Mr Justice Murray held there was “a significant risk” that Farid El Diwany would continue to issue claims and applications over disciplinary action the SRA took again him.
Mr El Diwany was referred to the SRA by his former law firm employer after he disclosed his criminal record in Norway.
He was first convicted in his absence in 2001, and fined the equivalent of about £900, for harassing a Norwegian woman over a period of years, a decision described by the court at the time as lenient.
Two years later, he was convicted again over faxes sent again to various people and organisations with highly personal information about the woman and encouraging them to find out more about her on a website he set up.
He was sentenced to eight months in jail, suspended for two years, subject to him removing the website and not contacting the woman.
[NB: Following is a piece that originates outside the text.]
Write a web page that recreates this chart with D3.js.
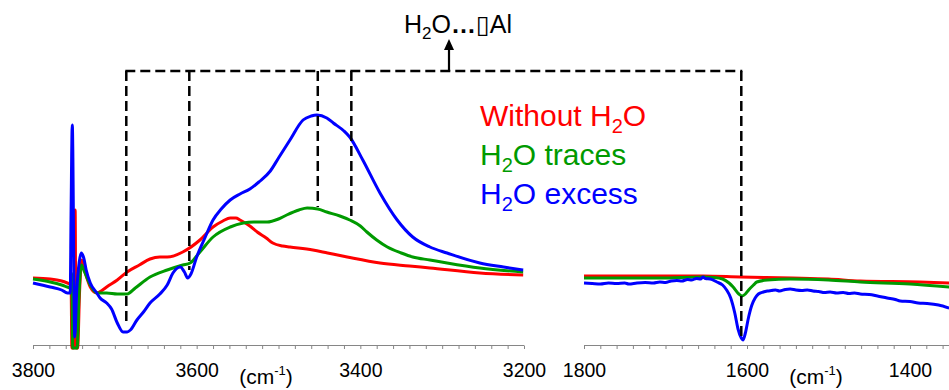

However, as of the original SDT hearing in December 2019, the website was still live.
He was struck off in December 2019 by the SDT, both for the criminal conviction and his failure to disclose it to the SRA. The SDT found that, while he had been provoked, his reaction had crossed the line, a decision upheld on appeal by Mr Justice Saini.
The judge then made the ECRO the following month but only supplied his reasons for doing so last week.
Counsel for the SRA told the court that judges, solicitor members of the SDT, and certain barristers and solicitors involved in the various proceedings have also been subjected to “abusive conduct” by Mr El Diwany.
Mr El Diwany submitted that “he simply spoke the truth, reprimanding individuals and institutions that are racist and Islamophobic”, Murray J recounted.
In making the order, the judge said he relied on four applications made by Mr El Diwany relating to the disciplinary proceedings which were all certified as totally without merit.
Murray J added: “I am satisfied that it has been objectively established by the evidence before me… that there is a significant risk that Mr El Diwany will continue to issue further claims and/or make further applications in relation to matters arising out of or connected to the SRA disciplinary proceedings that are totally without merit and, therefore, an abuse of the court’s process.”
He noted too that Mr El Diwany had previously been handed a suspended sentence for breaching a restraining order in relation to the then chief executive of the SDT and one of the solicitor members of the SDT panel that made the 2019 Decision.
The ECRO covers anything arising out of the SRA disciplinary proceedings that led to the 2019 SDT decision and lasts for three years.
Murray J added: “In making this order, I wish to make clear that I have no reason to doubt that Mr El Diwany has been the subject of vile Islamophobic abuse in Norway… That unfortunate history, however, is not relevant to my determination of the application.”